The relational model, which is the foundation of current database management systems (DBMSs), describes information using sets of tuples, so duplicates are not allowed. Nevertheless, relational DBMSs have often been designed to allow duplicates in relations in order to save the cost of duplicate elimination, which is required to implement set operations. Moreover, in order to meet the requirements of some recent applications, new generation database systems have been proposed based on novel data models that explicitly support structures like bags, that is, collections of elements that, unlike sets, may contain duplicates. It follows that a theoretical investigation of languages for manipulating such structures is now an important and challenging issue.
Grumbach and Milo study the expressive power and the complexity of algebraic languages for manipulating nested bags, that is, complex objects constructed using tuple and bag constructs.

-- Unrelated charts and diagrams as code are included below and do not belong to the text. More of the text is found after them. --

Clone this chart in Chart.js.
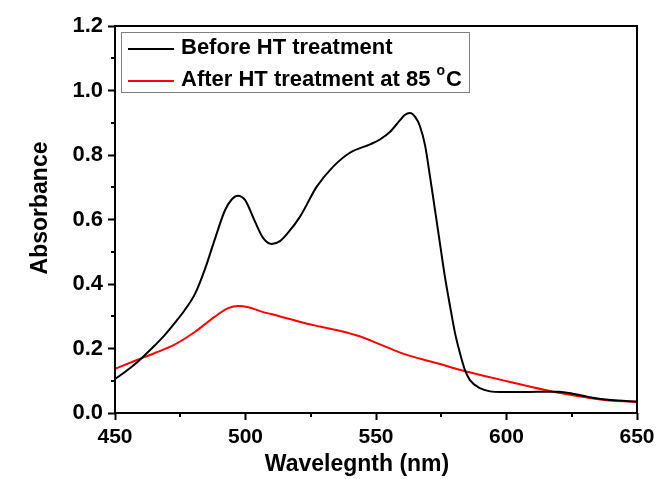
<!DOCTYPE html>
<html>
<head>
<meta charset="utf-8">
<script src="https://cdn.jsdelivr.net/npm/chart.js@4.4.1/dist/chart.umd.min.js"></script>
<style>
  html, body { margin: 0; padding: 0; background: #fff; }
  #wrap { width: 660px; height: 479px; }
</style>
</head>
<body>
<div id="wrap"><canvas id="absChart" width="660" height="479"></canvas></div>
<script>
// series
const beforeNm = [450, 453.8, 457.7, 461.5, 465.3, 469.2, 473, 476.8, 480.7, 484.5, 488.3, 492.1, 494.7, 497, 499.8, 503.6, 506.8, 510, 513.2, 516, 520.9, 527.3, 533.6, 540, 548, 551.5, 555.4, 559.2, 561, 563, 565, 566.8, 568.8, 570.7, 572.6, 574.5, 576.4, 578.4, 580.3, 582.2, 584.1, 586, 589.8, 593.7, 597.5, 605, 612, 620, 626, 633, 640, 650];
const beforeAbs = [0.105, 0.127, 0.152, 0.180, 0.210, 0.243, 0.280, 0.320, 0.370, 0.447, 0.540, 0.628, 0.662, 0.674, 0.661, 0.594, 0.542, 0.524, 0.533, 0.556, 0.609, 0.702, 0.764, 0.807, 0.834, 0.848, 0.872, 0.908, 0.924, 0.930, 0.918, 0.890, 0.830, 0.733, 0.630, 0.526, 0.423, 0.330, 0.247, 0.185, 0.133, 0.102, 0.077, 0.067, 0.065, 0.065, 0.066, 0.066, 0.059, 0.047, 0.040, 0.035];

const afterNm = [450, 457.7, 465.3, 473, 480.7, 488.3, 493.4, 497.2, 501.1, 505.6, 513, 521, 528.5, 536, 544, 551.5, 559, 567, 574.5, 582, 590, 601, 610, 618, 627, 636, 643, 650];
const afterAbs = [0.137, 0.162, 0.186, 0.213, 0.252, 0.299, 0.325, 0.332, 0.328, 0.316, 0.300, 0.282, 0.268, 0.255, 0.237, 0.213, 0.188, 0.168, 0.152, 0.134, 0.118, 0.097, 0.080, 0.066, 0.053, 0.042, 0.037, 0.035];

const seriesNames = ['Before HT treatment', 'After HT treatment at 85 '];
const seriesColors = ['#000000', '#ff0000'];

const xTicksMinor = [475, 525, 575, 625];
const yTicksMinor = [0.1, 0.3, 0.5, 0.7, 0.9, 1.1];

const FONT = '"Liberation Sans", Arial, sans-serif';

function toPoints(xs, ys) {
    return xs.map((x, i) => ({ x: x, y: ys[i] }));
}

// frame, minor ticks, axis titles, legend
const decorations = {
    id: 'decorations',
    afterDraw(chart) {
        const ctx = chart.ctx;
        const a = chart.chartArea;
        const xs = chart.scales.x;
        const ys = chart.scales.y;
        ctx.save();
        ctx.strokeStyle = '#000';
        ctx.lineWidth = 2;
        ctx.strokeRect(a.left, a.top, a.right - a.left, a.bottom - a.top);

        ctx.beginPath();
        xTicksMinor.forEach(v => {
            const px = Math.round(xs.getPixelForValue(v));
            ctx.moveTo(px, a.bottom);
            ctx.lineTo(px, a.bottom + 4);
        });
        yTicksMinor.forEach(v => {
            const py = Math.round(ys.getPixelForValue(v));
            ctx.moveTo(a.left, py);
            ctx.lineTo(a.left - 4, py);
        });
        ctx.stroke();

        // axis titles
        ctx.fillStyle = '#000';
        ctx.font = 'bold 23px ' + FONT;
        ctx.textAlign = 'center';
        ctx.textBaseline = 'middle';
        ctx.fillText('Wavelegnth (nm)', 357, 465);
        ctx.save();
        ctx.translate(41, 208);
        ctx.rotate(-Math.PI / 2);
        ctx.fillText('Absorbance', 0, 0);
        ctx.restore();

        // legend box
        const bx = a.left + 6, by = a.top + 6, bw = 348, bh = 60;
        ctx.fillStyle = '#fff';
        ctx.fillRect(bx, by, bw, bh);
        ctx.strokeStyle = '#808080';
        ctx.lineWidth = 1;
        ctx.strokeRect(bx + 0.5, by + 0.5, bw, bh);

        ctx.font = 'bold 22px ' + FONT;
        ctx.textAlign = 'left';
        const rows = [by + 17, by + 49];
        chart.data.datasets.forEach((ds, i) => {
            ctx.strokeStyle = ds.borderColor;
            ctx.lineWidth = 2;
            ctx.beginPath();
            ctx.moveTo(bx + 7, rows[i]);
            ctx.lineTo(bx + 53, rows[i]);
            ctx.stroke();
            ctx.fillStyle = '#000';
            const ty = rows[i] - 1;
            ctx.fillText(ds.label, bx + 60, ty);
            if (i === 1) {
                const w = ctx.measureText(ds.label).width;
                ctx.font = 'bold 14px ' + FONT;
                ctx.fillText('o', bx + 60 + w, ty - 9);
                const ow = ctx.measureText('o').width;
                ctx.font = 'bold 22px ' + FONT;
                ctx.fillText('C', bx + 60 + w + ow + 1, ty);
            }
        });
        ctx.restore();
    }
};

new Chart(document.getElementById('absChart'), {
    type: 'line',
    data: {
        datasets: [
            {
                label: seriesNames[0],
                data: toPoints(beforeNm, beforeAbs),
                borderColor: seriesColors[0],
                borderWidth: 2,
                pointRadius: 0,
                cubicInterpolationMode: 'monotone',
                fill: false
            },
            {
                label: seriesNames[1],
                data: toPoints(afterNm, afterAbs),
                borderColor: seriesColors[1],
                borderWidth: 2,
                pointRadius: 0,
                cubicInterpolationMode: 'monotone',
                fill: false
            }
        ]
    },
    options: {
        responsive: false,
        animation: false,
        layout: { padding: { left: 0, top: 26, right: 23, bottom: 0 } },
        plugins: {
            legend: { display: false },
            tooltip: { enabled: false }
        },
        scales: {
            x: {
                type: 'linear',
                min: 450,
                max: 650,
                afterFit: s => { s.height = 66; },
                border: { display: false },
                grid: { drawOnChartArea: false, drawTicks: true, tickLength: 7, tickColor: '#000', tickWidth: 2 },
                ticks: {
                    stepSize: 50,
                    color: '#000',
                    padding: 5,
                    font: { family: FONT, size: 21, weight: 'bold' }
                }
            },
            y: {
                min: 0,
                max: 1.2,
                afterFit: s => { s.width = 115; },
                border: { display: false },
                grid: { drawOnChartArea: false, drawTicks: true, tickLength: 7, tickColor: '#000', tickWidth: 2 },
                ticks: {
                    stepSize: 0.2,
                    color: '#000',
                    padding: 5,
                    font: { family: FONT, size: 22, weight: 'bold' },
                    callback: v => v.toFixed(1)
                }
            }
        }
    },
    plugins: [decorations]
});
</script>
</body>
</html>
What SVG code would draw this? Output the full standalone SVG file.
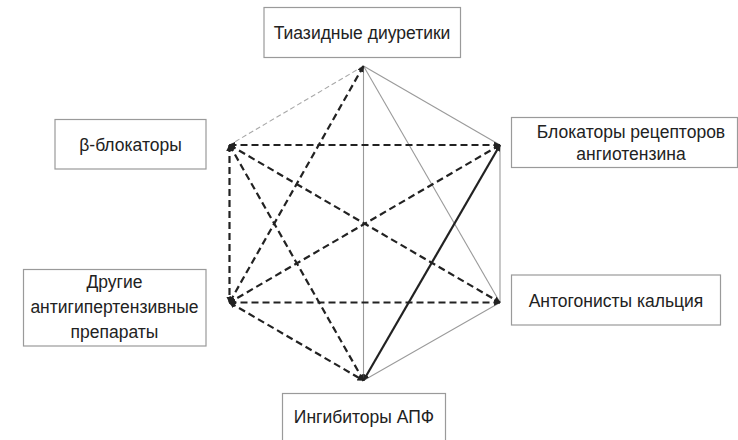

The algebra they propose is an extension of the algebra for nested relations, which are constructed using tuple and set constructs. In particular, this algebra includes extensions of relational algebra operators (such as selection, projection, and Cartesian product) plus specific operators to create and destroy levels of bag nesting, similar to the nest and unnest operators of the nested relational algebra. One further operator is defined for duplicate elimination, but the authors show that, unlike in formal languages for complex objects without bags, this operator is indeed redundant in this algebra.
The main result of this paper is that algebras for bags are tractable only when the level of nesting is bounded. More specifically, the authors show that when only simple bags and bags of bags are allowed, the complexity of the evaluation of a query expressed in bag algebra is polynomial with respect to the size of the input databases. Conversely, starting with the third level of nesting, the expressive power increases dramatically and the algebra can express queries of hyper-exponential complexity. The authors also investigate the relationship between the complexity of queries and the algebraic operations used.
Although the paper is theoretical and not accessible to practitioners, it is well written and thus easy to read for anyone with a theoretical bent and some interest in the area. It provides further insights into the important issue of the expressive power of complex object database languages, which is crucial in the design of practical query languages for new generation database systems.